Public housing accentuates that which it professes to alleviate, creating conditions that will raise the call for more public housing. It will destroy the incentive to build new dwellings and to develop creative methods of private financing.
3) Consider the proposed project itself and the people who would occupy it—the drab, uniform, barrack-type existence. Living under the government as landlord neither teaches children the value of property (which is one reason why public housing deteriorates so quickly) nor produces the environment for the exercise of independence, self-reliance, and, above all, citizenship. Any government intrusion into the economy deters the alleged beneficiaries from voicing their views or participating in civic life. The reason for this goes beyond the stigma of living in subsidized housing. When public housing becomes, as it has over the nation, a source of additional patronage for local distribution to contractors, repairmen, and tenants, the free expression of human beings is thus discouraged.
4) The local housing authority was discredited by exposing its policies to the public. It had made no attempt even to produce a housing inventory before spending vast sums of money. It had never explored the possibilities of any private housing solution to alleged needs, but always assumed the public way. It viewed its function as obtaining more and more public housing in spite of repeated referendums to the contrary. In this way, it was trying to wear down the voter.
5) An average of 75 decent dwellings for reasonable rent were shown to be regularly available in Winsted, where dwelling space per capita had increased over the situation ten years ago. A check of housing facilities showed quite the opposite of what the local authority had been alleging without substantiation.
6) Finally, there was the appeal to principle. People were asked whether Winsted should be like other towns who had succumbed to the Lorelei of "getting our share of federal funds before somebody else does." Would Winsted be different by being responsible, by showing community integrity? Is Winsted to admit that the resourcefulness of its citizens has reached the low level of rushing, hands unfolded, to the service state? It was discovered that holding people to high standards can bring about an encouraging response.

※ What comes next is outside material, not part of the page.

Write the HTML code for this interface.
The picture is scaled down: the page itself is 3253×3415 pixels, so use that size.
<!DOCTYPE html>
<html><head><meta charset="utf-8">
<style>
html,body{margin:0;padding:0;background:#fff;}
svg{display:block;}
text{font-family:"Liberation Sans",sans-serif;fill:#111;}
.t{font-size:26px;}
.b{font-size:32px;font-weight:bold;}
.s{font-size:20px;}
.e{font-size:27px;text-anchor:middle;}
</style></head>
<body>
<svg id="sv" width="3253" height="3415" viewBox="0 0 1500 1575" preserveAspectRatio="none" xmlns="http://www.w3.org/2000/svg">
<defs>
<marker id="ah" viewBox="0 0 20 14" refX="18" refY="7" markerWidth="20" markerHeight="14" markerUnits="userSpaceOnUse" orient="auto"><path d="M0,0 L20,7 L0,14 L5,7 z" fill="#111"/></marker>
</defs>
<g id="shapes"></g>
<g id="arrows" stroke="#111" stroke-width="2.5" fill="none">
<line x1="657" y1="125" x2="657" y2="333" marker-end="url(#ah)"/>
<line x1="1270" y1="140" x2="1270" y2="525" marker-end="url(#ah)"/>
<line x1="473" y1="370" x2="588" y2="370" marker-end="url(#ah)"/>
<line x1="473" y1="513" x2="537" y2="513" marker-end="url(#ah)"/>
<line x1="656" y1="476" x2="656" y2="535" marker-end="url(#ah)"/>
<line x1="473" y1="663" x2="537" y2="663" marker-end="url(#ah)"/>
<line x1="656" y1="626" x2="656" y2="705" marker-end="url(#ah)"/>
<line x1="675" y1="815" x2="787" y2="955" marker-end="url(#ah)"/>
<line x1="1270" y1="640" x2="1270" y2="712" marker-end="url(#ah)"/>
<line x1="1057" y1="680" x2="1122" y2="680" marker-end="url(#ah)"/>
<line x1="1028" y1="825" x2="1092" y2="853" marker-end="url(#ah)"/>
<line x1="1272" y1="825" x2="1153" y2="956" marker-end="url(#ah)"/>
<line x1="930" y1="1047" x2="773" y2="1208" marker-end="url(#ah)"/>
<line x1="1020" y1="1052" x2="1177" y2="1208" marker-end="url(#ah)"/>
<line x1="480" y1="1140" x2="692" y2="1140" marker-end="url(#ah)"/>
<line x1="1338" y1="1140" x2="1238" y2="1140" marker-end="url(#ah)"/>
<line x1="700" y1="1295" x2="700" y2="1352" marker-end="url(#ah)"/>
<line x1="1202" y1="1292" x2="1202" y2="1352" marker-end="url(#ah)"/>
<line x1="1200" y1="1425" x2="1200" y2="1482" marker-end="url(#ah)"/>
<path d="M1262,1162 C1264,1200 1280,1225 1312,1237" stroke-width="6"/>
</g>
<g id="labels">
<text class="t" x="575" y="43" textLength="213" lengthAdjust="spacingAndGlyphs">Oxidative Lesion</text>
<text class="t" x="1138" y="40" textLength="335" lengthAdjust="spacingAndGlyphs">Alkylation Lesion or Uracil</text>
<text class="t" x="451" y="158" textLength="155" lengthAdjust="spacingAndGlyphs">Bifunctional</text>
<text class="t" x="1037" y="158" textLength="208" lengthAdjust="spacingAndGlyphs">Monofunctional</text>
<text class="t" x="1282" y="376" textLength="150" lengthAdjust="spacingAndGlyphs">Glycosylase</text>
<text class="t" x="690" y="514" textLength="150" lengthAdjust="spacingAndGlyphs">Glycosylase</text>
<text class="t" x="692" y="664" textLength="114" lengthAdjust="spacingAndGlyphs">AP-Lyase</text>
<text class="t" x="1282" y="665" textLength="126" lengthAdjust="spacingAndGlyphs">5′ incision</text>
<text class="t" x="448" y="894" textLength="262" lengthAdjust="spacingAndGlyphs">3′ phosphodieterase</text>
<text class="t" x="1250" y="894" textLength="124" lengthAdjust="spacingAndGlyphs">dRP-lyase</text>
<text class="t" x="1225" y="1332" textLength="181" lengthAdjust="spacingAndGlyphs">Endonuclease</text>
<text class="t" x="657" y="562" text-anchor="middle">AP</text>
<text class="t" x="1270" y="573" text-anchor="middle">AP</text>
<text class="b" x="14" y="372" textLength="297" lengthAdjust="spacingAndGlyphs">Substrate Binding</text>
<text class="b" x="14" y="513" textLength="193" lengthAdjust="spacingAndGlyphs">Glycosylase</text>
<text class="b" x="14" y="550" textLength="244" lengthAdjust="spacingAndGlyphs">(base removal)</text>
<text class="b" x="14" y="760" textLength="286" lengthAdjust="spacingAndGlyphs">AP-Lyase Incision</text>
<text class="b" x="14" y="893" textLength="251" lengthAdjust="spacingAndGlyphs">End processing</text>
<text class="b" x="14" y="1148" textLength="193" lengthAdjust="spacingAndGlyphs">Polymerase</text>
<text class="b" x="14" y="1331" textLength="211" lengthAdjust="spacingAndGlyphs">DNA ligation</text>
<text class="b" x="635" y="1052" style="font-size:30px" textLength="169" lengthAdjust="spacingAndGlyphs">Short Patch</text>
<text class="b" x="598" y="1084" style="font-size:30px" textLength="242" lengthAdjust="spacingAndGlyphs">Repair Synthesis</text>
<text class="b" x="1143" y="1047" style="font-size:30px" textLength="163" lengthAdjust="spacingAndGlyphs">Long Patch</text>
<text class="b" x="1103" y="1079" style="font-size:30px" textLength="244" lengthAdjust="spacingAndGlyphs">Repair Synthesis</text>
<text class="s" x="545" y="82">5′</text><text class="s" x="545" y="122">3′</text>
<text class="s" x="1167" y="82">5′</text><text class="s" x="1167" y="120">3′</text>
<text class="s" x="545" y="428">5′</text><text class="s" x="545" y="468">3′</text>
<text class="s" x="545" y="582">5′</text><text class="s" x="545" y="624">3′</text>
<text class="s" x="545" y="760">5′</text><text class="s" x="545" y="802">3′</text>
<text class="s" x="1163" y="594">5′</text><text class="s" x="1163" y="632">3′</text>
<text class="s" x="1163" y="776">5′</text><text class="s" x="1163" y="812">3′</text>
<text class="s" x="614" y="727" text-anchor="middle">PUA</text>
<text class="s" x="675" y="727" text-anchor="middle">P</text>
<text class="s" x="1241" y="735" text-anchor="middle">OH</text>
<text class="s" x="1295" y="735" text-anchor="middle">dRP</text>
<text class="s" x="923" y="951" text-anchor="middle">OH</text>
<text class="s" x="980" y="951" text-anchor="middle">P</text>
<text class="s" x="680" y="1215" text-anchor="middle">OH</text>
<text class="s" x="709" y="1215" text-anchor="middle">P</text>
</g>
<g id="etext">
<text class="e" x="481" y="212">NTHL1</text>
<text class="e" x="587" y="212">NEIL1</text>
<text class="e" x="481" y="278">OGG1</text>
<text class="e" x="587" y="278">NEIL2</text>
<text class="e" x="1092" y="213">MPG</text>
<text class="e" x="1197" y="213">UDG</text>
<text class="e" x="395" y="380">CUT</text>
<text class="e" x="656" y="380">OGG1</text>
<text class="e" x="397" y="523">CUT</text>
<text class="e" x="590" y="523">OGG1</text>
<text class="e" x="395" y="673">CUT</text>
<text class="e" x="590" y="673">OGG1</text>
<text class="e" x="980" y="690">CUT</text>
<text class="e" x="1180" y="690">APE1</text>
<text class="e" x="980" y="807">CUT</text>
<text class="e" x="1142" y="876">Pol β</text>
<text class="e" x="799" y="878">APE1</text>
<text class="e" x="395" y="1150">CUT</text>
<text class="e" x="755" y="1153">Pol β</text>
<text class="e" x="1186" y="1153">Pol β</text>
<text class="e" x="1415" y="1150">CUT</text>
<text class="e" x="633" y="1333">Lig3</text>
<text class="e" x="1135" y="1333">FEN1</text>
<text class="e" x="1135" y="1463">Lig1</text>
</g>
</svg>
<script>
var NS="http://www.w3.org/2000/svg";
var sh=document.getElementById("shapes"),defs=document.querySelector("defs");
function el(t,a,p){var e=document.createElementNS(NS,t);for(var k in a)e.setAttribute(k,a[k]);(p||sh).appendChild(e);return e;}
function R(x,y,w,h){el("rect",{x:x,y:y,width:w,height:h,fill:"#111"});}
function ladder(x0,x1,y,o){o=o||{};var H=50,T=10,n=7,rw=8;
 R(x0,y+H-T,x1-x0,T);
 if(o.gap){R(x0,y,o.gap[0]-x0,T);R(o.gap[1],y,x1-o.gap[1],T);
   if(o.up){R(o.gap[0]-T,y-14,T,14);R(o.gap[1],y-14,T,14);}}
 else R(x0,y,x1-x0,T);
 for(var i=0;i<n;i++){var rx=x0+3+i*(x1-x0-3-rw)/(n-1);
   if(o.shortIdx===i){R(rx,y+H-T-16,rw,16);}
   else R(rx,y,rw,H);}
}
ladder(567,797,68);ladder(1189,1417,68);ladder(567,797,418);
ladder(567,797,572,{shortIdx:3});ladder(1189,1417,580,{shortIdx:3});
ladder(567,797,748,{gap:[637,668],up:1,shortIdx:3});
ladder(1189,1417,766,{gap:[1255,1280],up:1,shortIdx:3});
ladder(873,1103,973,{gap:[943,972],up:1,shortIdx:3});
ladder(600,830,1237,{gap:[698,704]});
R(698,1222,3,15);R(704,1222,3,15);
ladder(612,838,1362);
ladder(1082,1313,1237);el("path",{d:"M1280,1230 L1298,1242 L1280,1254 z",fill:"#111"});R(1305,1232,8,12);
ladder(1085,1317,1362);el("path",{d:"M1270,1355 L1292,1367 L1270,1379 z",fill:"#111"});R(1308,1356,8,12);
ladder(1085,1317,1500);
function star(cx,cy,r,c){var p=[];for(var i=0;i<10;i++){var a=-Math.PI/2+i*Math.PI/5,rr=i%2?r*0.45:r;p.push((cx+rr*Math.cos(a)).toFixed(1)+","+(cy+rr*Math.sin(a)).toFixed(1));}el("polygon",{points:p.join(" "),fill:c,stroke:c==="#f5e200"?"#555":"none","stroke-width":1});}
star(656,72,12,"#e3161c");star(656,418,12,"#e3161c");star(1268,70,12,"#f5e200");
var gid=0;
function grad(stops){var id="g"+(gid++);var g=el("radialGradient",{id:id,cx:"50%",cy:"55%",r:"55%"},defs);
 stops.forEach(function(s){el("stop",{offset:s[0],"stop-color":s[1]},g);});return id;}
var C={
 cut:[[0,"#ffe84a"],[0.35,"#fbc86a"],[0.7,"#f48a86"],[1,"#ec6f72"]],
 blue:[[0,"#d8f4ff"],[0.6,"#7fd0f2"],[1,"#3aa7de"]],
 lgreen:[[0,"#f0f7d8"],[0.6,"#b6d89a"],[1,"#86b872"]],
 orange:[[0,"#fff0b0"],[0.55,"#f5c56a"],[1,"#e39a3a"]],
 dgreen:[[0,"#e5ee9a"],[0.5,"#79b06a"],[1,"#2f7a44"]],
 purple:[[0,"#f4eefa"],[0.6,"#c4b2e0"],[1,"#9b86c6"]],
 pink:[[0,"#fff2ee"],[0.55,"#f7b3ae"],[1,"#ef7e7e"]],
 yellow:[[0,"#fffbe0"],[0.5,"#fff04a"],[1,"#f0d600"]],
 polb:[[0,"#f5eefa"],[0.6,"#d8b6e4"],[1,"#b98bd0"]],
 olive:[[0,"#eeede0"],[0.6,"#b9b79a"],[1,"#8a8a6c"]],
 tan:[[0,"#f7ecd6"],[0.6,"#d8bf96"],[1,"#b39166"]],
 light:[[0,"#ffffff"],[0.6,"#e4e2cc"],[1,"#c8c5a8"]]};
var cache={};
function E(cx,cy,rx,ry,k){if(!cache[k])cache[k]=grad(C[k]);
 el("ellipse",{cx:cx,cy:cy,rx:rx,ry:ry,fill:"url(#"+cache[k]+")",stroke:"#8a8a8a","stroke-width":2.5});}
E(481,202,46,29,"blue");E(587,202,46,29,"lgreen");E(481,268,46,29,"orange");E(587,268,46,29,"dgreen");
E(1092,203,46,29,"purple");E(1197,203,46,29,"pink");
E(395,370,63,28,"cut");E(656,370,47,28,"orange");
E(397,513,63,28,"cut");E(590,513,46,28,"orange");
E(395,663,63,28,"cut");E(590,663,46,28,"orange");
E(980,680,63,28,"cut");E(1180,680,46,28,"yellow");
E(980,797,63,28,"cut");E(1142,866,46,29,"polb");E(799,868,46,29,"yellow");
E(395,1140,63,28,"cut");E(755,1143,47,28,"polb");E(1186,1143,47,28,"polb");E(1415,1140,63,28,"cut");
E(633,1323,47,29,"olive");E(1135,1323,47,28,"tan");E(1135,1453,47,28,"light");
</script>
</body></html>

In summary, the approach employed to defeat the repeated onslaughts of public housing proponents was to explain the cost, the abuses, and the consequences to the Town. The steady bit by bit erosion of private property was clearly described along with the explanation of what private property contributes to the Town. All this required leg work, the tedious but essential job of reaching people and overcoming their apathy and "can't fight city hall" attitudes.
A VITAL LESSON
If there is a single lesson to be learned from Winsted's experience, it is that freedom, to be meaningful, must find direct expression in practice as well as in principle. Articulations of principles of liberty may provide the understanding, but these must be practiced to give freedom objective existence. Freedom is a process of being and becoming, in our laws and their enforcement, in our institutions and the purposes for which they are used, in our policies and methods and daily behavior. The faster our way of life changes, the greater the danger of service state dominance and the greater the need to strengthen the "tools of freedom." Principles have their noble pedestal in man's life but to defend their living substance requires continual citizenship in action. One must act, as well as articulate; and in each community the success with which these are fused will spell the gain or the loss of the blessings of liberty.